When Invictus announced himself a god to his order, he also circulated a 220-page poem, which he decreed was a new sacred text for the religion of Thelema, right up there with some of Crowley’s most important work. The poem, “Aeon,” documents a 30-day vision quest exploring the Enochian Aethyrs, in which the gods praise Invictus’ divinity and outline his destiny. It’s similar to much of what he talks about in his speeches today—bringing about a Great War, restoring the “Ancient Ways” and exterminating those he deems unworthy. It ends with a vision that Invictus interprets to be the future, with Invictus at the center of group of disciples, playing the role of Jesus in a scene that openly imitates the Last Supper.

“He's just delusional and thinks he's on some great quest,” said a friend who was close to Invictus at the time he was declaring himself a god. “He sees himself as this one day triumphant hero. He's obsessed over it.”

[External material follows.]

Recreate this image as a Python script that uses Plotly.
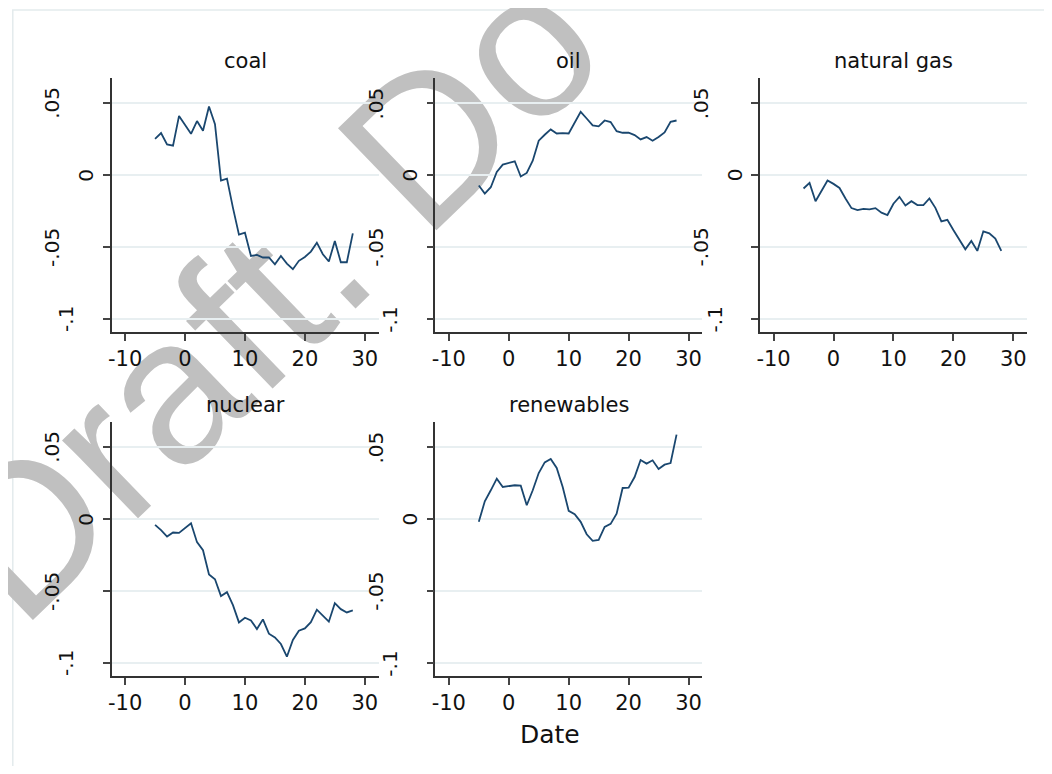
import plotly.graph_objects as go

# page is offset by the default 8px body margin
OFF = 8
W, H = 1052 - 2 * OFF, 774 - 2 * OFF

days = list(range(-5, 29))

coal = [0.0253, 0.0293, 0.0214, 0.0205, 0.0412, 0.0350, 0.0288, 0.0376, 0.0309, 0.0477,
        0.0355, -0.0037, -0.0023, -0.0226, -0.0412, -0.0399, -0.0560, -0.0553, -0.0571, -0.0571,
        -0.0618, -0.0560, -0.0613, -0.0652, -0.0594, -0.0567, -0.0530, -0.0468, -0.0548, -0.0599,
        -0.0456, -0.0604, -0.0604, -0.0403]
oil = [-0.0071, -0.0127, -0.0083, 0.0023, 0.0074, 0.0088, 0.0097, -0.0009, 0.0016, 0.0101,
       0.0240, 0.0281, 0.0318, 0.0290, 0.0293, 0.0290, 0.0366, 0.0440, 0.0394, 0.0346,
       0.0339, 0.0380, 0.0369, 0.0306, 0.0295, 0.0295, 0.0279, 0.0249, 0.0265, 0.0240,
       0.0265, 0.0297, 0.0371, 0.0380]
natural_gas = [-0.0092, -0.0053, -0.0180, -0.0106, -0.0037, -0.0060, -0.0088, -0.0161, -0.0228, -0.0242,
               -0.0233, -0.0237, -0.0228, -0.0260, -0.0276, -0.0198, -0.0150, -0.0210, -0.0180, -0.0207,
               -0.0207, -0.0161, -0.0226, -0.0320, -0.0309, -0.0380, -0.0449, -0.0514, -0.0456, -0.0525,
               -0.0389, -0.0403, -0.0440, -0.0525]
nuclear = [-0.0039, -0.0076, -0.0120, -0.0092, -0.0095, -0.0060, -0.0028, -0.0159, -0.0215, -0.0383,
           -0.0416, -0.0533, -0.0506, -0.0596, -0.0716, -0.0684, -0.0702, -0.0762, -0.0695, -0.0794,
           -0.0820, -0.0866, -0.0954, -0.0838, -0.0774, -0.0758, -0.0714, -0.0628, -0.0672, -0.0711,
           -0.0582, -0.0624, -0.0647, -0.0633]
renewables = [-0.0018, 0.0125, 0.0201, 0.0282, 0.0224, 0.0231, 0.0236, 0.0233, 0.0097, 0.0201,
              0.0321, 0.0395, 0.0418, 0.0356, 0.0224, 0.0058, 0.0035, -0.0018, -0.0104, -0.0150,
              -0.0143, -0.0053, -0.0032, 0.0039, 0.0217, 0.0219, 0.0293, 0.0411, 0.0386, 0.0409,
              0.0349, 0.0379, 0.0390, 0.0587]

panel_titles = ["coal", "oil", "natural gas", "nuclear", "renewables"]
series = [coal, oil, natural_gas, nuclear, renewables]

x_ticks = [-10, 0, 10, 20, 30]
y_ticks = [0.05, 0, -0.05, -0.1]
y_tick_labels = [".05", "0", "-.05", "-.1"]
y_label_offsets = [-59, -25, -59, -45]   # px left of axis line (label centre)

x_title = "Date"
watermark = "Draft. Do"

# page-pixel layout of the panels
col_px = [(108, 376), (433, 701), (759, 1027)]
row_px = [(78, 332), (422, 676)]
panel_pos = [(0, 0), (0, 1), (0, 2), (1, 0), (1, 1)]


def px_x(p):
    return (p - OFF) / W


def px_y(p):
    return 1 - (p - OFF) / H


FONT = "DejaVu Sans"
NAVY = "#1a476f"
GRID = "#e8eff1"

fig = go.Figure()
annotations = []
shapes = []

# background frame and watermark (below everything)
shapes.append(dict(type="rect", xref="paper", yref="paper",
                   x0=0.8 / W, x1=1.02, y0=-0.02, y1=px_y(10),
                   line=dict(color="#e3ebed", width=1.5), fillcolor="rgba(0,0,0,0)",
                   layer="below"))
cx, cy = 251, 280
shapes.append(dict(type="rect", xref="paper", yref="paper",
                   x0=px_x(cx - 1), x1=px_x(cx + 1), y0=px_y(cy + 1), y1=px_y(cy - 1),
                   line=dict(width=0, color="rgba(0,0,0,0)"), fillcolor="rgba(0,0,0,0)",
                   layer="below",
                   label=dict(text=watermark, textangle=-44, textposition="middle center",
                              font=dict(family="Liberation Sans, Arial", size=206, color="#c0c0c0"))))

for i, (name, vals) in enumerate(zip(panel_titles, series)):
    r, c = panel_pos[i]
    k = "" if i == 0 else str(i + 1)
    fig.add_trace(go.Scatter(x=days, y=vals, mode="lines", name=name,
                             line=dict(color=NAVY, width=1.8),
                             xaxis="x" + k, yaxis="y" + k, showlegend=False))
    x0, x1 = col_px[c]
    y0, y1 = row_px[r]
    fig.update_layout(**{
        "xaxis" + k: dict(domain=[px_x(x0), px_x(x1)], range=[-12.25, 32.3],
                          tickvals=x_ticks, ticktext=[str(t) for t in x_ticks],
                          showgrid=False, zeroline=False,
                          showline=True, linecolor="#333", linewidth=1.5,
                          ticks="outside", ticklen=7, tickwidth=1.5, tickcolor="#444",
                          tickfont=dict(family=FONT, size=21, color="#111"),
                          anchor="y" + k, fixedrange=True),
        "yaxis" + k: dict(domain=[px_y(y1), px_y(y0)], range=[-0.1088, 0.0675],
                          tickvals=y_ticks, showticklabels=False,
                          showgrid=True, gridcolor=GRID, gridwidth=1.5, zeroline=False,
                          showline=True, linecolor="#333", linewidth=1.5,
                          ticks="outside", ticklen=7, tickwidth=1.5, tickcolor="#444",
                          anchor="x" + k, fixedrange=True),
    })
    annotations.append(dict(text=name, xref="x%s domain" % k, yref="y%s domain" % k,
                            x=0.5, y=1, yshift=17, showarrow=False,
                            xanchor="center", yanchor="middle",
                            font=dict(family=FONT, size=21, color="#111")))
    for v, lab, off in zip(y_ticks, y_tick_labels, y_label_offsets):
        annotations.append(dict(text=lab, xref="x%s domain" % k, yref="y" + k,
                                x=0, y=v, xshift=off, showarrow=False, textangle=-90,
                                xanchor="center", yanchor="middle",
                                font=dict(family=FONT, size=20, color="#111")))

annotations.append(dict(text=x_title, xref="paper", yref="paper",
                        x=px_x(548), y=px_y(734), showarrow=False,
                        xanchor="center", yanchor="middle",
                        font=dict(family=FONT, size=25, color="#111")))

fig.update_layout(width=W, height=H, margin=dict(l=0, r=0, t=0, b=0),
                  paper_bgcolor="white", plot_bgcolor="rgba(0,0,0,0)",
                  annotations=annotations, shapes=shapes, showlegend=False)

fig.write_html("out.html")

Though Invictus’ friend in the O.T.O. was offended at the time, he also interpreted these actions as part of a larger, elaborate pattern to conceal what he perceived to be feelings of vulnerability.

“At his core he is a highly emotional, insecure person who has learned to manipulate the people around him very well,” he said.

Whatever it was that motivated Invictus to claim some otherworldly power at the time, he still had faith in his omnipotence when he stayed with Ashley Kopf.

On his first night at her apartment, he became ill and vomited in her bathroom. Kopf thought it might have been due to his strict paleo diet and cautioned him, “You know, you need your nutrients. Maybe you’re sick because you’re a human being and you need to eat normal food.”

“And he was like, ‘I’m not human,’” Kopf recalled. “And I was like, ‘What do you mean, you’re not human?’ And he just was like, ‘I’m not human.’…He kind of shut down at that point. He seemed very offended by it. By me saying that he was a human. It was like an insult or something.”